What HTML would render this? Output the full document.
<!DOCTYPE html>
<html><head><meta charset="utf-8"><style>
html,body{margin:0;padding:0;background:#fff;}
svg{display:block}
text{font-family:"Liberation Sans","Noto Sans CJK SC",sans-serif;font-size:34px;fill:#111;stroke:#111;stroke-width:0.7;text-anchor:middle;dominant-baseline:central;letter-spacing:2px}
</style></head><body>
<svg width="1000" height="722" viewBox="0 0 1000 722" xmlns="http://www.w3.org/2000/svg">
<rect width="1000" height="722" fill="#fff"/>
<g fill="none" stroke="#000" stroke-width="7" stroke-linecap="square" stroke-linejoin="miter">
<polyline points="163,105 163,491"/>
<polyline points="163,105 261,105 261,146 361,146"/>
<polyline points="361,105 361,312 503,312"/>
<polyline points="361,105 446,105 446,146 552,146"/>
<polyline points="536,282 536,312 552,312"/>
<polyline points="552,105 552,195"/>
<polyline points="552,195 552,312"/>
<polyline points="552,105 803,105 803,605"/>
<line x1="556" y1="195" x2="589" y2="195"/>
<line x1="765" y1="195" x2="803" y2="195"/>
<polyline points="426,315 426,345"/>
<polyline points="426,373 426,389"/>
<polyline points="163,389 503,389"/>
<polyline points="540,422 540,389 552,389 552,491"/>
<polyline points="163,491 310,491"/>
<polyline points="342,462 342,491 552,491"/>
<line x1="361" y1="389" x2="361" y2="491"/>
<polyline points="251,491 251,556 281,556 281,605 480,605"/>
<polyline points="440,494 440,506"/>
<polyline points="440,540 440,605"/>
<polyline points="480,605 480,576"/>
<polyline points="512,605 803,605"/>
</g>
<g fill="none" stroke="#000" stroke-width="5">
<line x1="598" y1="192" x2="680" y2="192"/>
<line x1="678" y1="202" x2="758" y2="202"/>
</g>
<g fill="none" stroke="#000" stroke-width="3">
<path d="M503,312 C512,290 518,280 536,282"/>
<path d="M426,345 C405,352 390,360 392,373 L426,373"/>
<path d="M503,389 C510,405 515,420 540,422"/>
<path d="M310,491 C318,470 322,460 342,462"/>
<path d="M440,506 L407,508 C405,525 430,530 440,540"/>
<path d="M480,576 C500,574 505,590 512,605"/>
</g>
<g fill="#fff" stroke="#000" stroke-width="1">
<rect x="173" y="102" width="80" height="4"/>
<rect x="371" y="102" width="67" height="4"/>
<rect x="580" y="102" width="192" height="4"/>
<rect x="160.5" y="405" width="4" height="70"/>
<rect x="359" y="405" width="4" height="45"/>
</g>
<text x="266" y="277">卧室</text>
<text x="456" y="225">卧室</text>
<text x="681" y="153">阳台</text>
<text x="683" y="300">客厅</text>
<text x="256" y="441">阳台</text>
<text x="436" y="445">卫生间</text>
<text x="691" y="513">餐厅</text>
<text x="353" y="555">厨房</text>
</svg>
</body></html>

----

◆ **PROBLEM TO WORK ON**: Write the listing out again, exactly as it reads.

◆ **THE REPLY**:
What HTML would render this? Output the full document.
<!DOCTYPE html>
<html><head><meta charset="utf-8"><style>
html,body{margin:0;padding:0;background:#fff;}
svg{display:block}
text{font-family:"Liberation Sans","Noto Sans CJK SC",sans-serif;font-size:34px;fill:#111;stroke:#111;stroke-width:0.7;text-anchor:middle;dominant-baseline:central;letter-spacing:2px}
</style></head><body>
<svg width="1000" height="722" viewBox="0 0 1000 722" xmlns="http://www.w3.org/2000/svg">
<rect width="1000" height="722" fill="#fff"/>
<g fill="none" stroke="#000" stroke-width="7" stroke-linecap="square" stroke-linejoin="miter">
<polyline points="163,105 163,491"/>
<polyline points="163,105 261,105 261,146 361,146"/>
<polyline points="361,105 361,312 503,312"/>
<polyline points="361,105 446,105 446,146 552,146"/>
<polyline points="536,282 536,312 552,312"/>
<polyline points="552,105 552,195"/>
<polyline points="552,195 552,312"/>
<polyline points="552,105 803,105 803,605"/>
<line x1="556" y1="195" x2="589" y2="195"/>
<line x1="765" y1="195" x2="803" y2="195"/>
<polyline points="426,315 426,345"/>
<polyline points="426,373 426,389"/>
<polyline points="163,389 503,389"/>
<polyline points="540,422 540,389 552,389 552,491"/>
<polyline points="163,491 310,491"/>
<polyline points="342,462 342,491 552,491"/>
<line x1="361" y1="389" x2="361" y2="491"/>
<polyline points="251,491 251,556 281,556 281,605 480,605"/>
<polyline points="440,494 440,506"/>
<polyline points="440,540 440,605"/>
<polyline points="480,605 480,576"/>
<polyline points="512,605 803,605"/>
</g>
<g fill="none" stroke="#000" stroke-width="5">
<line x1="598" y1="192" x2="680" y2="192"/>
<line x1="678" y1="202" x2="758" y2="202"/>
</g>
<g fill="none" stroke="#000" stroke-width="3">
<path d="M503,312 C512,290 518,280 536,282"/>
<path d="M426,345 C405,352 390,360 392,373 L426,373"/>
<path d="M503,389 C510,405 515,420 540,422"/>
<path d="M310,491 C318,470 322,460 342,462"/>
<path d="M440,506 L407,508 C405,525 430,530 440,540"/>
<path d="M480,576 C500,574 505,590 512,605"/>
</g>
<g fill="#fff" stroke="#000" stroke-width="1">
<rect x="173" y="102" width="80" height="4"/>
<rect x="371" y="102" width="67" height="4"/>
<rect x="580" y="102" width="192" height="4"/>
<rect x="160.5" y="405" width="4" height="70"/>
<rect x="359" y="405" width="4" height="45"/>
</g>
<text x="266" y="277">卧室</text>
<text x="456" y="225">卧室</text>
<text x="681" y="153">阳台</text>
<text x="683" y="300">客厅</text>
<text x="256" y="441">阳台</text>
<text x="436" y="445">卫生间</text>
<text x="691" y="513">餐厅</text>
<text x="353" y="555">厨房</text>
</svg>
</body></html>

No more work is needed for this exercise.